A Funny Thing Happened on the Way to Tomorrow
I am so old I can remember when we thought tomorrow would always be better than today. We were, for the most part, optimistic that the world could be great. We could talk through all our problems, we could find common ground and solve the tough problems.
We knew so much more than our parents, the ones who had lived through the great depression and fought a total world war, but then all the sudden the baby-boomer generation grew up and were in charge.
As we became the governing generation we filled the schools with people who would spend their lives indoctrinating the young into the acceptable socio-economic beliefs of Marx and Engle. We condemned war, at least until we had a chance to start them for ourselves. We celebrated the failures of the church and moved to ensure the smallest minorities in our society had the loudest voices in our collective culture.
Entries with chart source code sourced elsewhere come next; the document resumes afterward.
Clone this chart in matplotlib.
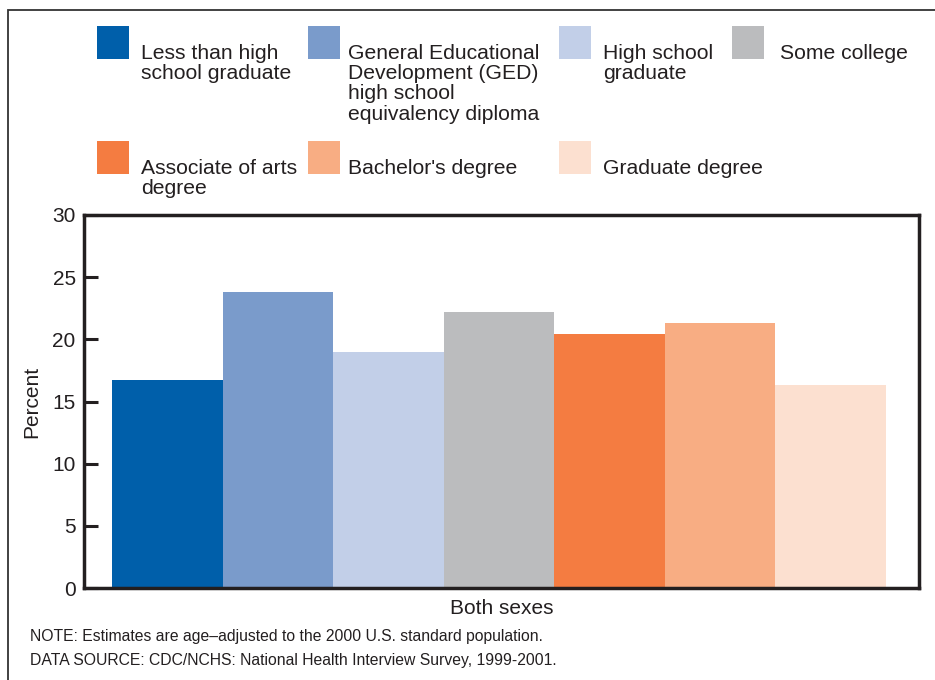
import matplotlib.pyplot as plt
from matplotlib.patches import Rectangle

plt.rcParams["font.family"] = ["Liberation Sans", "DejaVu Sans"]

# ---------- data ----------
categories = [
    "Less than high\nschool graduate",
    "General Educational\nDevelopment (GED)\nhigh school\nequivalency diploma",
    "High school\ngraduate",
    "Some college",
    "Associate of arts\ndegree",
    "Bachelor's degree",
    "Graduate degree",
]
values = [16.7, 23.8, 19.0, 22.2, 20.4, 21.3, 16.3]
colors = ["#005faa", "#7a9bcb", "#c2cfe8", "#bbbcbe", "#f47c41", "#f8ad83", "#fce0d0"]
yticks = [0, 5, 10, 15, 20, 25, 30]

W, H = 935, 680
fig = plt.figure(figsize=(W / 100, H / 100), dpi=100)
ink = "#231f20"

# outer frame (runs off right/bottom edge)
fig.add_artist(Rectangle((8 / W, -0.1), 1.2, 1 - 10 / H + 0.1,
                         transform=fig.transFigure, fill=False,
                         edgecolor="#333333", linewidth=1.3))

# ---------- axes ----------
ax = fig.add_axes([84 / W, 92 / H, 835 / W, 373 / H])
x = list(range(len(values)))
ax.bar(x, values, width=1.0, color=colors, linewidth=0)
ax.set_xlim(-0.753, 6.80)
ax.set_ylim(0, 30)
ax.set_yticks(yticks)
ax.set_xticks([])
ax.tick_params(axis="y", direction="in", length=10, width=2.2, color=ink,
               labelsize=15, labelcolor=ink, pad=6)
for s in ax.spines.values():
    s.set_linewidth(2.5)
    s.set_color(ink)
ax.set_ylabel("Percent", fontsize=15, color=ink, labelpad=8)
ax.set_xlabel("Both sexes", fontsize=15, color=ink, labelpad=8)

# ---------- legend (manual, pixel positions) ----------
sq_x = [97, 308, 559, 732, 97, 308, 559]
sq_y = [26, 26, 26, 26, 141, 141, 141]
tx_x = [141, 348, 603, 780, 141, 348, 603]
for lab, c, sx, sy, tx in zip(categories, colors, sq_x, sq_y, tx_x):
    fig.add_artist(Rectangle((sx / W, 1 - (sy + 33) / H), 32 / W, 33 / H,
                             transform=fig.transFigure, facecolor=c,
                             edgecolor="none"))
    fig.text(tx / W, 1 - (sy + 18) / H, lab, fontsize=15.2, color=ink,
             va="top", ha="left", linespacing=1.08)

# ---------- notes ----------
fig.text(30 / W, 1 - 644 / H,
         "NOTE: Estimates are age\u2013adjusted to the 2000 U.S. standard population.",
         fontsize=11.3, color=ink, va="bottom")
fig.text(30 / W, 1 - 668 / H,
         "DATA SOURCE: CDC/NCHS: National Health Interview Survey, 1999-2001.",
         fontsize=11.3, color=ink, va="bottom")

fig.savefig("out.png", dpi=100)
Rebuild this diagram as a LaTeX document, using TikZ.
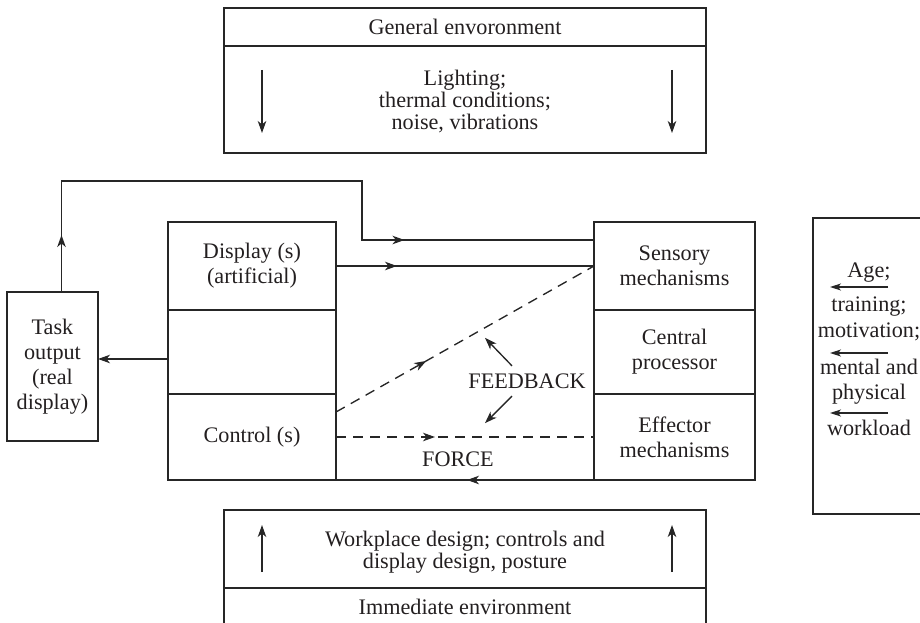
\documentclass[tikz,border=0pt]{standalone}
\usepackage{fontspec}
\setmainfont{Liberation Serif}
\usetikzlibrary{arrows.meta,decorations.markings}
\definecolor{linec}{HTML}{262626}
\definecolor{textc}{HTML}{231F20}
\begin{document}
\begin{tikzpicture}[x=1pt,y=-1pt,line width=1.35pt,draw=linec,text=textc,
  box/.style={draw=linec,inner sep=0pt,outer sep=0pt,align=center,
    font=\fontsize{22.2}{25}\selectfont},
  envtext/.style={inner sep=0pt,align=center,font=\fontsize{22.2}{21.7}\selectfont},
  label/.style={inner sep=0pt,font=\fontsize{22.2}{25}\selectfont},
  arr/.style={-{Stealth[length=12pt,width=8.5pt,inset=3.5pt]}},
  smallarr/.style={-{Stealth[length=11pt,width=7pt,inset=3pt]}},
  midarrow/.style={postaction={decorate},decoration={markings,
    mark=at position #1 with {\arrow{Stealth[length=12pt,width=8.5pt,inset=3.5pt]}}}},
  dashline/.style={dash pattern=on 10pt off 7pt}]
\clip (0,0) rectangle (920,623);

% general environment (top)
\node[box,minimum width=482,minimum height=38] (gtitle) at (465,27) {};
\node[envtext] at (gtitle.center) {General envoronment};
\node[box,minimum width=482,minimum height=107] (gbody) at (465,99.5) {};
\node[envtext] at (465,101.5) {Lighting;\\thermal conditions;\\noise, vibrations};
\coordinate (gl1) at (262,70);  \coordinate (gl2) at (262,133);
\coordinate (gr1) at (672,70);  \coordinate (gr2) at (672,133);
\draw[arr] (gl1) -- (gl2);
\draw[arr] (gr1) -- (gr2);

% task output
\node[box,minimum width=91,minimum height=149] (task) at (52.5,366.5)
  {Task\\output\\(real\\display)};

% machine side: displays and controls
\node[box,minimum width=168,minimum height=88] (disp) at (252,266) {Display (s)\\(artificial)};
\node[box,minimum width=168,minimum height=84] (mid) at (252,352) {};
\node[box,minimum width=168,minimum height=86] (ctrl) at (252,437) {Control (s)};

% human side
\node[box,minimum width=161,minimum height=88] (sens) at (674.5,266) {Sensory\\mechanisms};
\node[box,minimum width=161,minimum height=84] (cproc) at (674.5,352) {Central\\processor};
\node[box,minimum width=161,minimum height=86] (eff) at (674.5,437) {Effector\\mechanisms};

% personal factors
\node[box,minimum width=127,minimum height=296] (pers) at (876.5,366) {};
\foreach \txt/\yy [count=\i] in {Age;/277,training;/311,motivation;/337,
    mental and/374,physical/399,workload/435}{
  \node[label,anchor=base] (pf\i) at (869,\yy) {\txt};
}
\foreach \yy [count=\i] in {287,353,413}{
  \coordinate (pa\i) at (888,\yy);
  \coordinate (pb\i) at (830,\yy);
  \draw[smallarr] (pa\i) -- (pb\i);
}

% immediate environment (bottom)
\node[box,minimum width=482,minimum height=78] (ibody) at (465,549) {};
\node[envtext] at (465,552.5) {Workplace design; controls and\\display design, posture};
\node[box,minimum width=482,minimum height=38] (ititle) at (465,607) {};
\node[envtext] at (ititle.center) {Immediate environment};
\coordinate (il1) at (262,572);  \coordinate (il2) at (262,525);
\coordinate (ir1) at (672,572);  \coordinate (ir2) at (672,525);
\draw[arr] (il1) -- (il2);
\draw[arr] (ir1) -- (ir2);

% connectors
\coordinate (bend) at (362,181);
\draw[postaction={decorate},decoration={markings,
    mark=at position 57pt with {\arrow{Stealth[length=12pt,width=8.5pt,inset=3.5pt]}},
    mark=at position 513pt with {\arrow{Stealth[length=12pt,width=8.5pt,inset=3.5pt]}}}]
  ([xshift=9pt]task.north) |- (bend) |- ([yshift=-18pt]sens.north west);
\draw[midarrow=61pt] (disp.east) -- (sens.west);
\draw[arr] ([yshift=-7pt]mid.west) -- ([yshift=-7pt]mid.west -| task.east);
\draw[dashline,midarrow=0.35] ([yshift=25pt]ctrl.east) -- (sens.west);
\draw[dashline,midarrow=99pt] (ctrl.east) -- (eff.west);
\draw[midarrow=127pt] (eff.south west) -- (ctrl.south east);

% labels
\node[label] (fb) at (527,381) {FEEDBACK};
\draw[arr] (fb.north) ++(-15,-7) -- ++(-27,-28);
\draw[arr] (fb.south) ++(-15,7) -- ++(-27,27);
\node[label] (force) at (458,459) {FORCE};
\end{tikzpicture}
\end{document}
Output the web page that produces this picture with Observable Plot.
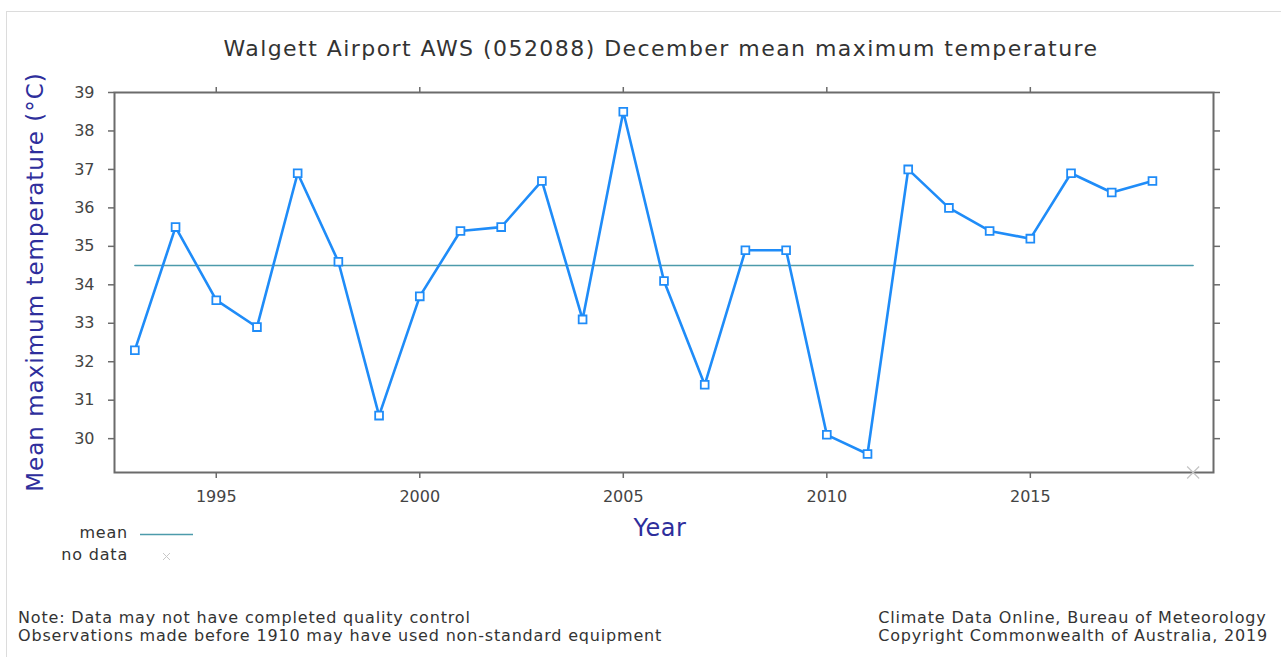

While condemning the work of our elders - we created programs to teach our young that everyone who believed the right things were winners. As our generation’s voices grew ever louder we moved from a society of us, to a society of us and them. There could be no compromise, there could be only winners and losers.
Along the way, we realized Captain Kirk and most of the men in Star Fleet were chauvinists (except for the redshirt away team members who would die anyway) and anyone who didn’t accept the extreme positions of the social justice warriors was a homophobic racist.
Today, the utopia we were told was just around the corner in 1969 seems even further away than it did back in those heady days of telling our parents to just take a chill pill.